Both Namobuddha and Panauti could be considered "off the beaten track" too. Namobuddha is a sacred Buddhist site, and Panauti is a Hindu farming town, and visiting both is a great way of appreciating the harmony that co-exists between Hinduism and Buddhism in Nepal. Not only that, there's wonderful contrasting architecture, authentic culture, and a rich heritage to enjoy. And the bucolic charm of the countryside all adds to the flavour of an amazing day of discovery, spirituality, and natural beauty.
PANAUTI is a real treasure trove of Newari art and architecture Panauti has one of the only two known pre-Malla structures, the Indreshwar Temple, reputed to be the oldest in Nepal, as well as many more ornate and fascinating temples and shrines. Exquisite wood-carved roof structures just seem to be everywhere. There's also a small cremation ghat where the Pungmati and Roshi rivers merge. As you wander around this charming town, you'll discover brick-paved streets, intricately carved resthouses, stupas, and stone water taps. Traditional goldsmiths and silversmiths may also be seen at work. But Panauti is also a farming town and is surrounded by terraced fields and orchards, giving a great insight into agricultural practices where mechanisation has had little impact.

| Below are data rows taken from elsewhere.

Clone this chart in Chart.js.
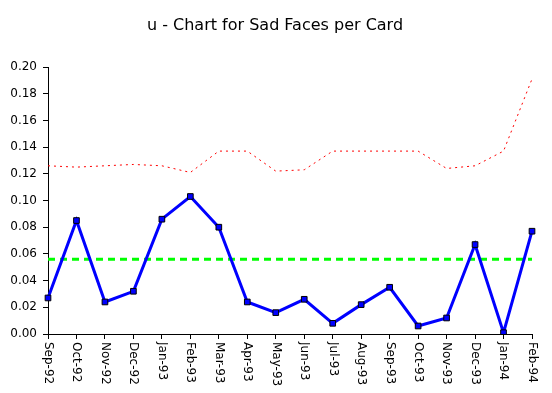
<!DOCTYPE html>
<html>
<head>
<meta charset="utf-8">
<script src="https://cdn.jsdelivr.net/npm/chart.js@4/dist/chart.umd.min.js"></script>
<style>
  html, body { margin: 0; padding: 0; background: #fff; }
  #wrap { width: 552px; height: 393px; }
</style>
</head>
<body>
<div id="wrap"><canvas id="uChart" width="552" height="393"></canvas></div>
<script>
// data
const months = ["Sep-92", "Oct-92", "Nov-92", "Dec-92", "Jan-93", "Feb-93", "Mar-93", "Apr-93", "May-93",
  "Jun-93", "Jul-93", "Aug-93", "Sep-93", "Oct-93", "Nov-93", "Dec-93", "Jan-94", "Feb-94"];
const uValues = [0.027, 0.085, 0.024, 0.032, 0.086, 0.103, 0.080, 0.024, 0.016,
  0.026, 0.008, 0.022, 0.035, 0.006, 0.012, 0.067, 0.001, 0.077];
const uclValues = [0.126, 0.125, 0.126, 0.127, 0.126, 0.121, 0.137, 0.137, 0.122,
  0.123, 0.137, 0.137, 0.137, 0.137, 0.124, 0.126, 0.137, 0.191];
const centerValues = [0.056, 0.056, 0.056, 0.056, 0.056, 0.056, 0.056, 0.056, 0.056,
  0.056, 0.056, 0.056, 0.056, 0.056, 0.056, 0.056, 0.056, 0.056];
const yTicks = [0, 0.02, 0.04, 0.06, 0.08, 0.10, 0.12, 0.14, 0.16, 0.18, 0.20];
const titleText = "u - Chart for Sad Faces per Card";

const FONT = "DejaVu Sans";

// title + x labels drawn by hand; labels rotated clockwise (reading top to bottom)
const extraText = {
  id: "extraText",
  afterDraw(chart) {
    const xs = chart.scales.x;
    const ctx = chart.ctx;
    ctx.save();
    ctx.fillStyle = "#000";

    ctx.font = "16px '" + FONT + "'";
    ctx.textAlign = "center";
    ctx.textBaseline = "middle";
    ctx.fillText(titleText, 275, 26);

    ctx.font = "12px '" + FONT + "'";
    ctx.textAlign = "left";
    months.forEach((m, i) => {
      const px = xs.getPixelForValue(i);
      ctx.save();
      ctx.translate(px, xs.top + 8);
      ctx.rotate(Math.PI / 2);
      ctx.fillText(m, 0, 0);
      ctx.restore();
    });
    ctx.restore();
  }
};

new Chart(document.getElementById("uChart"), {
  type: "line",
  data: {
    labels: months,
    datasets: [
      {
        label: "u",
        data: uValues,
        borderColor: "#0000ff",
        borderWidth: 3,
        backgroundColor: "#0000ff",
        pointStyle: "rect",
        pointRadius: 4,
        pointBorderColor: "#000",
        pointBorderWidth: 1,
        pointBackgroundColor: "#0000ff",
        tension: 0,
        order: 1
      },
      {
        label: "Center",
        data: centerValues,
        borderColor: "#00ff00",
        borderWidth: 3,
        borderDash: [7, 5],
        pointRadius: 0,
        order: 2
      },
      {
        label: "UCL",
        data: uclValues,
        borderColor: "#ff0000",
        borderWidth: 1,
        borderDash: [2, 4],
        pointRadius: 0,
        order: 3
      }
    ]
  },
  options: {
    responsive: false,
    animation: false,
    layout: { padding: { left: 0, right: 20, top: 67, bottom: 0 } },
    plugins: {
      legend: { display: false },
      tooltip: { enabled: false },
      title: { display: false }
    },
    scales: {
      x: {
        offset: false,
        grid: { display: true, drawOnChartArea: false, drawTicks: true, tickLength: 5, color: "#000" },
        border: { display: true, color: "#000", width: 1 },
        ticks: { autoSkip: false, color: "rgba(0,0,0,0)", maxRotation: 90, minRotation: 90, font: { family: FONT, size: 12 } },
        afterFit(scale) { scale.height = 59; }
      },
      y: {
        min: 0,
        max: 0.2,
        afterBuildTicks(scale) { scale.ticks = yTicks.map(v => ({ value: v })); },
        grid: { display: true, drawOnChartArea: false, drawTicks: true, tickLength: 5, color: "#000" },
        border: { display: true, color: "#000", width: 1 },
        ticks: {
          color: "#000",
          padding: 6,
          font: { family: FONT, size: 12 },
          callback: v => Number(v).toFixed(2)
        },
        afterFit(scale) { scale.width = 48; }
      }
    }
  },
  plugins: [extraText]
});
</script>
</body>
</html>
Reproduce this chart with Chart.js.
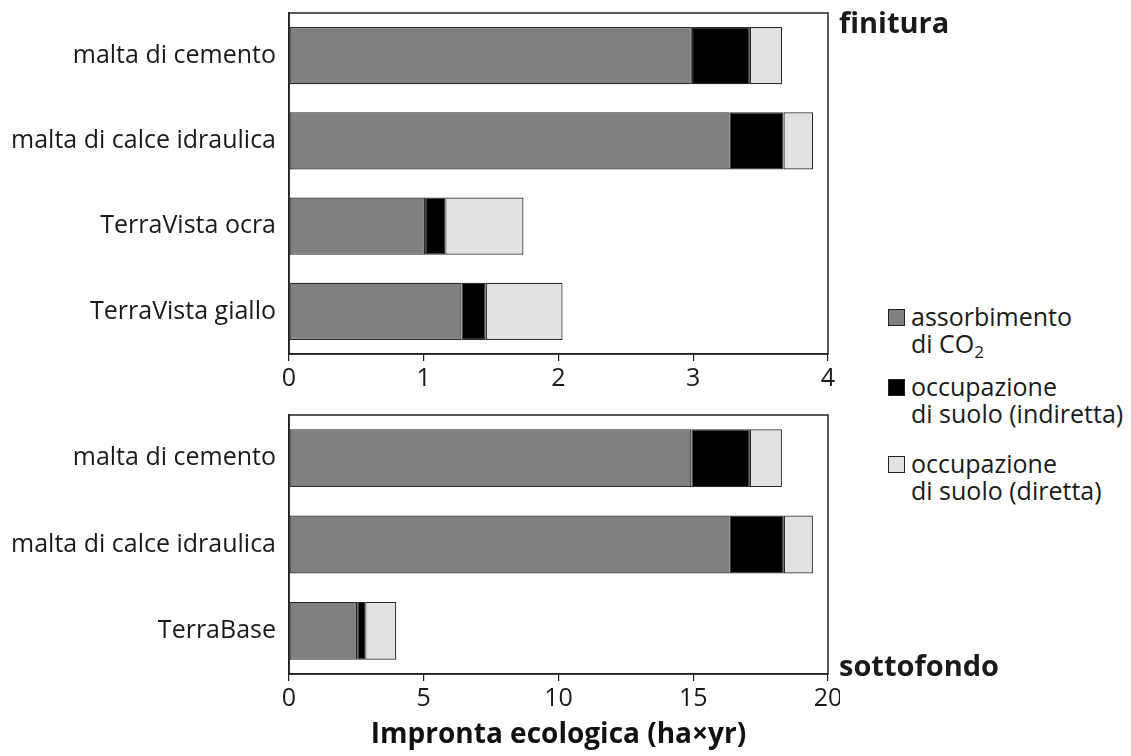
<!DOCTYPE html>
<html>
<head>
<meta charset="utf-8">
<script src="https://cdn.jsdelivr.net/npm/chart.js@4"></script>
<style>
  body { margin: 0; background: #fff; width: 1131px; height: 756px; position: relative; overflow: hidden; font-family: "Open Sans", sans-serif; color: #1a1a1a; }
  #top-wrap { position: absolute; left: 0; top: 0; width: 840px; height: 400px; }
  #bottom-wrap { position: absolute; left: 0; top: 400px; width: 840px; height: 356px; }
  .panel-title { position: absolute; left: 839px; font-weight: bold; font-size: 29px; line-height: 1; }
  .legend { position: absolute; left: 888px; font-size: 25px; line-height: 27px; }
  .legend .box { position: absolute; left: 0; top: 6px; width: 15px; height: 15px; border: 1px solid #222; }
  .legend .txt { position: absolute; left: 23px; top: 0; white-space: nowrap; }
  sub { font-size: 17px; vertical-align: -5px; line-height: 0; }
</style>
</head>
<body>
<div id="top-wrap"><canvas id="top-chart"></canvas></div>
<div id="bottom-wrap"><canvas id="bottom-chart"></canvas></div>
<div class="panel-title" style="top:7px">finitura</div>
<div class="panel-title" style="top:650px">sottofondo</div>

<div class="legend" style="top:303px"><div class="box" style="background:#7f8082"></div><div class="txt">assorbimento<br>di CO<sub>2</sub></div></div>
<div class="legend" style="top:373px"><div class="box" style="background:#000"></div><div class="txt">occupazione<br>di suolo (indiretta)</div></div>
<div class="legend" style="top:450px"><div class="box" style="background:#e1e2e4"></div><div class="txt">occupazione<br>di suolo (diretta)</div></div>

<script>
// finitura (top)
const topLabels = ['malta di cemento', 'malta di calce idraulica', 'TerraVista ocra', 'TerraVista giallo'];
const topCO2 = [2.99, 3.27, 1.01, 1.28];
const topIndiretta = [0.43, 0.40, 0.15, 0.18];
const topDiretta = [0.24, 0.22, 0.58, 0.57];
const topTicks = [0, 1, 2, 3, 4];

// sottofondo (bottom)
const bottomLabels = ['malta di cemento', 'malta di calce idraulica', 'TerraBase'];
const bottomCO2 = [14.93, 16.35, 2.53];
const bottomIndiretta = [2.17, 2.01, 0.30];
const bottomDiretta = [1.19, 1.08, 1.15];
const bottomTicks = [0, 5, 10, 15, 20];

const seriesNames = ['assorbimento di CO2', 'occupazione di suolo (indiretta)', 'occupazione di suolo (diretta)'];
const seriesColors = ['#7f8082', '#000000', '#e1e2e4'];

// draws the full frame round the plot area
const frame = {
  id: 'frame',
  afterDraw(chart) {
    const a = chart.chartArea, ctx = chart.ctx;
    ctx.save();
    ctx.strokeStyle = '#222';
    ctx.lineWidth = 1.5;
    ctx.strokeRect(a.left, a.top, a.right - a.left, a.bottom - a.top);
    ctx.restore();
  }
};

function makeChart(id, labels, values, ticks, opts) {
  return new Chart(document.getElementById(id), {
    type: 'bar',
    plugins: [frame],
    data: {
      labels: labels,
      datasets: values.map((v, i) => ({
        label: seriesNames[i],
        data: v,
        backgroundColor: seriesColors[i],
        borderColor: '#2a2a2a',
        borderWidth: 1.2,
        borderSkipped: false,
        categoryPercentage: 1,
        barPercentage: 0.67
      }))
    },
    options: {
      indexAxis: 'y',
      animation: false,
      responsive: true,
      maintainAspectRatio: false,
      layout: { padding: { top: opts.padTop, right: 12, left: 0, bottom: 0 } },
      plugins: { legend: { display: false }, tooltip: { enabled: false } },
      scales: {
        x: {
          stacked: true,
          min: ticks[0],
          max: ticks[ticks.length - 1],
          afterBuildTicks: s => { s.ticks = ticks.map(v => ({ value: v })); },
          afterFit: s => { s.height = opts.xHeight; s.paddingLeft = 0; s.paddingRight = 0; },
          grid: { display: true, drawOnChartArea: false, drawTicks: true, tickLength: 7, tickColor: '#222', lineWidth: 1.2 },
          border: { display: true, color: '#222', width: 1.5 },
          ticks: { color: '#1a1a1a', font: { family: 'Open Sans', size: 25 }, padding: 3, maxRotation: 0 },
          title: opts.title ? {
            display: true,
            text: opts.title,
            color: '#111',
            font: { family: 'Open Sans', size: 28, weight: 'bold' },
            padding: { top: 0, bottom: 4 }
          } : { display: false }
        },
        y: {
          stacked: true,
          afterFit: s => { s.width = 289; s.paddingTop = 0; s.paddingBottom = 0; },
          grid: { display: false, drawTicks: false },
          border: { display: true, color: '#222', width: 1.5 },
          ticks: { color: '#1a1a1a', font: { family: 'Open Sans', size: 25 }, padding: 13 }
        }
      }
    }
  });
}

makeChart('top-chart', topLabels, [topCO2, topIndiretta, topDiretta], topTicks, { padTop: 13, xHeight: 46 });
makeChart('bottom-chart', bottomLabels, [bottomCO2, bottomIndiretta, bottomDiretta], bottomTicks, { padTop: 15, xHeight: 82, title: 'Impronta ecologica (ha×yr)' });
</script>
</body>
</html>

According to legend, Buddha sacrificed his body to let a starving tigress feed her cubs here, and Namobuddha (Hail to the Buddha) has since been a sacred site for pilgrims for centuries. A giant prayer wheel can be seen by the main stupa, and the colourful prayer flags that abound here all add to the serenity. There are pretty good views of the Himalayas too. A visit to the Thrangu Tashi Yangtse Monastery is a must. Home to around 250 monks, this beautifully decorated Tibetan Buddhist Monastery in the Karma Kagyu tradition is a haven of peace and tranquilly. You don't need to be spiritual to appreciate just how special Namobuddha is. But pretty much all people who come here "feel" something.